Ninguno de los asistentes se libraba de recibir en herencia algo del muerto, y menos aún se libraban las autoridades del pueblo, que recibían entre risas y júbilos de los asistentes las partes mas tapadas del cuerpo humano.

Allí se repartía todo lo del monigote difunto antes de que el fuego lo consumiera. También se iban arrojando a este fuego bastantes ropas viejas con las que habían cubierto las máscaras. Cuando se acababa el fuego, era raro que quedara algo de vino o de comida, por lo que allí se puede decir que terminaban las fiestas del Carnaval. El relente de la fría noche de febrero nos mandaba a casa.

Este recuerdo de mi infancia choca frontalmente con el vivido en Murcia en el también llamado “Entierro de la Sardina”, que no se celebra el Miércoles de Ceniza, sino el sábado siguiente al Domingo de Resurrección. Con este acto, en la capital murciana, se inician las llamadas “Fiestas de Primavera”. Arrancan con la lectura del “testamento de la sardina” desde el balcón principal del Ayuntamiento. Los grupos llamados “sardineros” son los encargados de darle alegría, música y vistosidad a este entierro, en el que sí es una enorme sardina a la que llevan a quemar, en medio de un desfile en el que van carrozas ataviadas con trajes populares, repartiendo caramelos, confetis etc.

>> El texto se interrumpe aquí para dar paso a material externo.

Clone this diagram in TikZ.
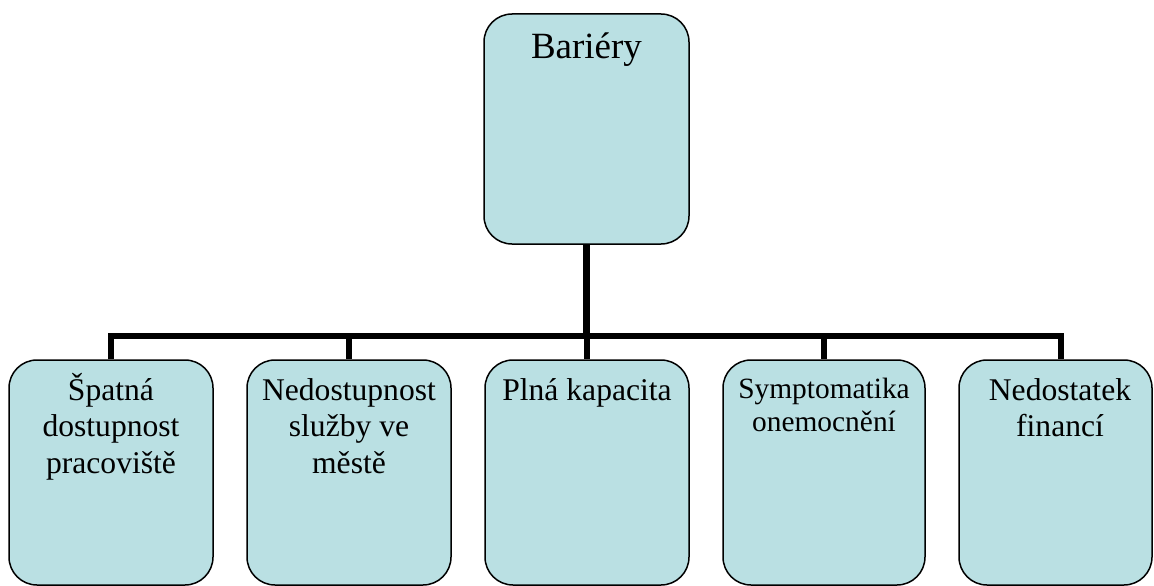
\documentclass[tikz,border=0pt]{standalone}
\usepackage{fontspec}
\setmainfont{Liberation Serif}
\definecolor{boxfill}{RGB}{186,224,227}
\begin{document}
\begin{tikzpicture}[x=1pt, y=-1pt,
  box/.style={draw=black, line width=1.5pt, fill=boxfill, rounded corners=28pt, inner sep=0pt},
  link/.style={draw=black, line width=6.5pt},
  lbl/.style={align=center, inner sep=0pt, anchor=base, font=\fontsize{31.6}{36.5}\selectfont},
  lblsmall/.style={lbl, font=\fontsize{29.4}{33}\selectfont}]
\useasboundingbox (0,0) rectangle (1154,586);

% root box
\node[box, minimum width=205pt, minimum height=230pt] (root) at (586.5,129) {};
\node[lbl, font=\fontsize{37}{43}\selectfont] (troot) at (586.5,59) {Bariéry};

% child boxes
\node[box, minimum width=204pt, minimum height=225pt] (b1) at (111,472.5) {};
\node[box, minimum width=204pt, minimum height=225pt] (b2) at (349,472.5) {};
\node[box, minimum width=204pt, minimum height=225pt] (b3) at (587,472.5) {};
\node[box, minimum width=202pt, minimum height=225pt] (b4) at (824,472.5) {};
\node[box, minimum width=193pt, minimum height=225pt] (b5) at (1055.5,472.5) {};

% labels: the base anchor sits on the last line's baseline
\node[lbl] (t1) at (111,473) {Špatná\\dostupnost\\pracoviště};
\node[lbl] (t2) at (349,473) {Nedostupnost\\služby ve\\městě};
\node[lbl] (t3) at (587,400) {Plná kapacita};
\node[lblsmall] (t4) at (824,431) {Symptomatika\\onemocnění};
\node[lbl] (t5) at (1060,436.5) {Nedostatek\\financí};

% connectors
\coordinate (bus) at (0,336);
\coordinate (d5) at ([xshift=5.5pt]b5.north);
\draw[link] (root.south) -- (root.south |- bus);
\draw[link] (b1.north) -- (b1.north |- bus) -- (d5 |- bus) -- (d5);
\draw[link] (b2.north |- bus) -- (b2.north);
\draw[link] (b3.north |- bus) -- (b3.north);
\draw[link] (b4.north |- bus) -- (b4.north);
\end{tikzpicture}
\end{document}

Esta fiesta murciana ha sido declarada “fiesta de interés turístico”.

Pero en mi  recuerdo de hoy yo me quedo con aquella versión que conocí cuando niño, y en la que todos, chicos y grandes, nos disfrazábamos y nos divertíamos, lo pasábamos bien, pero que muy bien, antes de entrar en la época de los sermones, los ayunos, las vigilias, y de todas aquellas solemnes ceremonias religiosas de la tan esperada Semana Santa.